Sheila Fitzpatrick (Everyday Stalinism, 1999; Stalin's Peasants, 1994) explores how ordinary Soviet citizens navigated the regime, including denunciation, social mobility and survival strategies. She emphasises social history alongside high politics.

Robert Service (Stalin: A Biography, 2004) emphasises the personal dimension of Stalinist politics: Stalin's personality, his interventions in cases, and the role of the inner circle.

Robert Conquest (The Great Terror, 1968; revised 1990) was the foundational Cold-War-era account of the Terror; his estimated death tolls are now generally treated as upper-bound.

Stephen Kotkin (Magnetic Mountain, 1995, on Magnitogorsk; Stalin trilogy, 2014 onwards) treats Stalinism as a "civilisation" rather than only a regime, with citizens learning to "speak Bolshevik."

Common exam traps

Treating the Five-Year Plans as economic policy only. They were also social policy: collectivisation destroyed peasant society; rapid urbanisation created a new working class.

Forgetting Stalin's role. "Structural" causation alone misses Stalin's direct intervention in the Terror (the lists of names he signed, the show trial scripts he edited). Pin the individual where the evidence supports it.

Romanticising NEP. NEP allowed limited market activity but the Bolshevik state still controlled "the commanding heights." Stalin did not break with Lenin so much as radicalise the existing single-party regime.

Saying socialist realism started with Stalin. Modernism dominated early Soviet art (Mayakovsky, Eisenstein's Battleship Potemkin 1925, the Constructivists). Socialist realism became compulsory only at the 1934 Congress of Soviet Writers.

In one sentence

Between 1928 and 1939, Stalin's Five-Year Plans built a heavy-industrial USSR with steel output rising fourfold, urbanisation doubling the city population, female literacy rising from 42 to 81 per cent, and socialist realism replacing Soviet modernism, while collectivisation destroyed peasant society, the Ukrainian famine killed millions, the Great Terror executed around 680,000 people and gutted the Red Army officer corps, and Soviet society was reshaped through the Gulag, the internal passport, and a state-managed cultural production.

Past exam questions, worked

Real questions from past VCAA papers on this dot point, with our answer explainer.

Practice VCAA10 marksEvaluate the social and cultural consequences of Stalin's policies for Soviet society between 1928 and 1939.
Show worked answer →

A 10-mark "evaluate" needs a thesis, multiple consequences, and a named historian.

Thesis. Stalin's policies transformed the USSR from agrarian to industrial society at devastating human cost. Industrial output and literacy rose; peasant society was destroyed; the Terror reshaped social life.

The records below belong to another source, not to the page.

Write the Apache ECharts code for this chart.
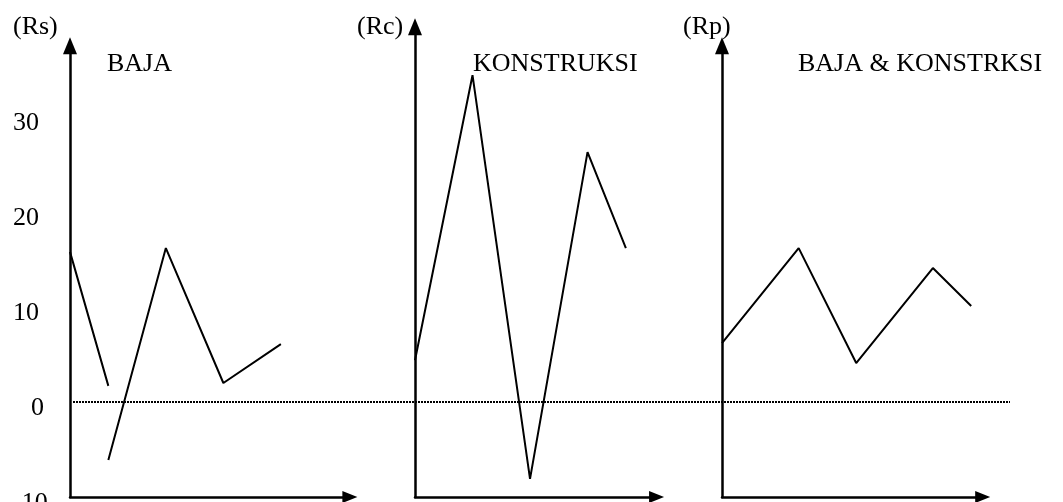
<!DOCTYPE html>
<html>
<head>
<meta charset="utf-8">
<script src="https://cdn.jsdelivr.net/npm/echarts@6/dist/echarts.min.js"></script>
<style>
  html, body { margin: 0; padding: 0; background: #fff; }
  #chart { width: 1063px; height: 502px; }
</style>
</head>
<body>
<div id="chart"></div>
<script>
// Return values per panel (x = period position, y = return)
const bajaX = [0, 2, 2, 5, 8, 11];
const bajaY = [15.8, 1.7, -6.1, 16.2, 2.0, 6.1];
const bajaBreakAfter = 1; // the line is broken after this point
const konstruksiX = [0, 3, 6, 9, 11];
const konstruksiY = [4.4, 34.4, -8.1, 26.3, 16.2];
const gabunganX = [0, 4, 7, 11, 13];
const gabunganY = [6.2, 16.2, 4.1, 14.1, 10.1];
const zeroX = [0, 1];
const zeroY = [0, 0];

const yTicks = [-10, 0, 10, 20, 30];
const axisNames = ['(Rs)', '(Rc)', '(Rp)'];
const panelTitles = ['BAJA', 'KONSTRUKSI', 'BAJA & KONSTRKSI'];

// layout
const UX = 19.17, UY = 9.5, BASE = 497;
const axisLeft = [70, 415, 722];
const xMax = [14.6, 12.6, 13.6];
const yMax = [37.5, 39.5, 37.5];
const yMin = -10;
const FONT = "'Liberation Serif', 'Times New Roman', serif";

function pairs(xs, ys, breakAfter) {
    const out = [];
    xs.forEach((x, i) => {
        out.push([x, ys[i]]);
        if (i === breakAfter) out.push([x, '-']);
    });
    return out;
}

const axisLineStyle = { color: '#000', width: 2.5 };
const grids = [], xAxes = [], yAxes = [];

for (let i = 0; i < 3; i++) {
    const h = (yMax[i] - yMin) * UY;
    grids.push({ left: axisLeft[i], top: BASE - h, width: xMax[i] * UX, height: h, outerBoundsMode: 'none', containLabel: false });
    xAxes.push({
        type: 'value', gridIndex: i, min: 0, max: xMax[i],
        axisLine: { show: true, onZero: false, lineStyle: axisLineStyle, symbol: ['none', 'triangle'], symbolSize: [12, 15] },
        axisTick: { show: false }, axisLabel: { show: false }, splitLine: { show: false }
    });
    yAxes.push({
        type: 'value', gridIndex: i, min: yMin, max: yMax[i], interval: 10,
        axisLine: { show: true, onZero: false, lineStyle: axisLineStyle, symbol: ['none', 'triangle'], symbolSize: [14, 17] },
        axisTick: { show: false }, splitLine: { show: false },
        axisLabel: {
            show: i === 0, align: 'left', margin: 57, padding: [12, 0, 0, 0],
            color: '#000', fontSize: 26, fontFamily: FONT,
            formatter: function (v) {
                if (yTicks.indexOf(v) < 0) return '';
                return v === 0 ? '{z|0}' : String(v);
            },
            rich: { z: { padding: [0, 0, 0, 18], color: '#000', fontSize: 26, fontFamily: FONT } }
        }
    });
}

// grid for the dotted zero line that runs across all panels
const hz = (yMax[0] - yMin) * UY;
grids.push({ left: 73, top: BASE - hz, width: 937, height: hz, outerBoundsMode: 'none', containLabel: false });
xAxes.push({ type: 'value', gridIndex: 3, min: 0, max: 1, show: false });
yAxes.push({ type: 'value', gridIndex: 3, min: yMin, max: yMax[0], show: false });

const lineBase = { type: 'line', symbol: 'none', lineStyle: { color: '#000', width: 2 }, silent: true };

const textStyle = { fill: '#000', fontSize: 26, fontFamily: FONT, verticalAlign: 'middle' };
const titleX = [13, 357, 683];
const panelTitleX = [107, 473, 798];
const graphics = [];
for (let i = 0; i < 3; i++) {
    graphics.push({ type: 'text', left: titleX[i], top: 14, style: Object.assign({ text: axisNames[i] }, textStyle) });
    graphics.push({ type: 'text', left: panelTitleX[i], top: 51, style: Object.assign({ text: panelTitles[i] }, textStyle) });
}

const chart = echarts.init(document.getElementById('chart'));
chart.setOption({
    animation: false,
    backgroundColor: '#fff',
    grid: grids,
    xAxis: xAxes,
    yAxis: yAxes,
    graphic: graphics,
    series: [
        Object.assign({ xAxisIndex: 0, yAxisIndex: 0, data: pairs(bajaX, bajaY, bajaBreakAfter) }, lineBase),
        Object.assign({ xAxisIndex: 1, yAxisIndex: 1, data: pairs(konstruksiX, konstruksiY, -1) }, lineBase),
        Object.assign({ xAxisIndex: 2, yAxisIndex: 2, data: pairs(gabunganX, gabunganY, -1) }, lineBase),
        {
            type: 'line', xAxisIndex: 3, yAxisIndex: 3, symbol: 'none', silent: true, z: 1,
            data: pairs(zeroX, zeroY, -1),
            lineStyle: { color: '#000', width: 2, type: [2, 1] }
        }
    ]
});
</script>
</body>
</html>
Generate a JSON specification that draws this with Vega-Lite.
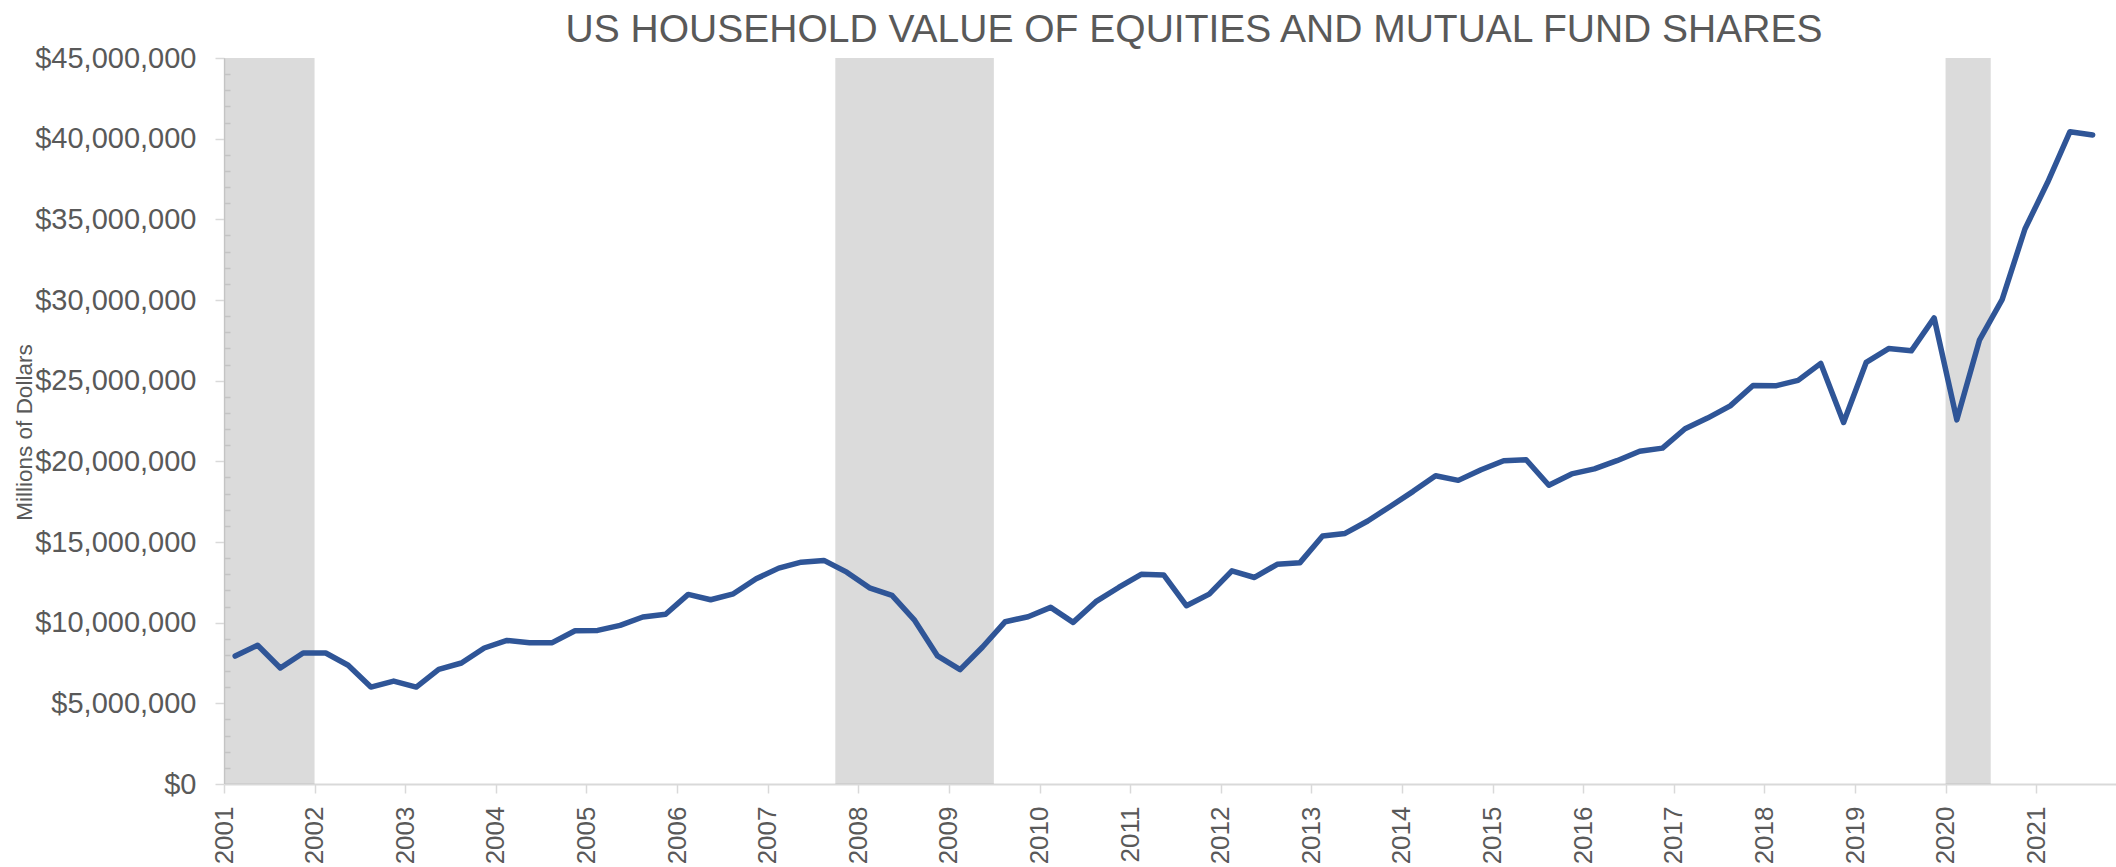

Industrialisation. The First Five-Year Plan (1928 to 1932) prioritised heavy industry. Steel output rose from 4 million tons (1928) to 18 million (1937). Magnitogorsk was built from nothing. The city population rose from 26 million (1926) to 56 million (1939).

Collectivisation. From late 1929 peasants were forced into kolkhozy and sovkhozy. By 1937, 93 per cent of households were collectivised. Dekulakisation deported around 1.8 million peasants. The Ukrainian famine (Holodomor, 1932 to 1933) killed an estimated 3.5 to 5 million.

The Great Terror (1936 to 1938). The Moscow show trials condemned Zinoviev, Kamenev and Bukharin. The Yezhovshchina killed around 680,000 by execution; 1.8 million more were sent to the Gulag. The army purge executed three of five marshals and around 35,000 officers.

Women and the family. Bolshevik liberalism (legal abortion 1920) was reversed: abortion banned 27 June 1936. Women's industrial workforce share reached 41 per cent by 1939; female literacy rose from 42 per cent (1926) to 81 per cent (1939).

Culture. Socialist realism became official at the First Congress of Soviet Writers (August 1934). The Stakhanovite movement (from August 1935) celebrated record-breaking workers.

Historiography. Sheila Fitzpatrick (1999) explores everyday Stalinism. Robert Service (2004) emphasises the personal dimension of the Terror.

Conclusion. Industrial modernisation and mass violence ran together; the shape of Soviet society by 1939 was set by both.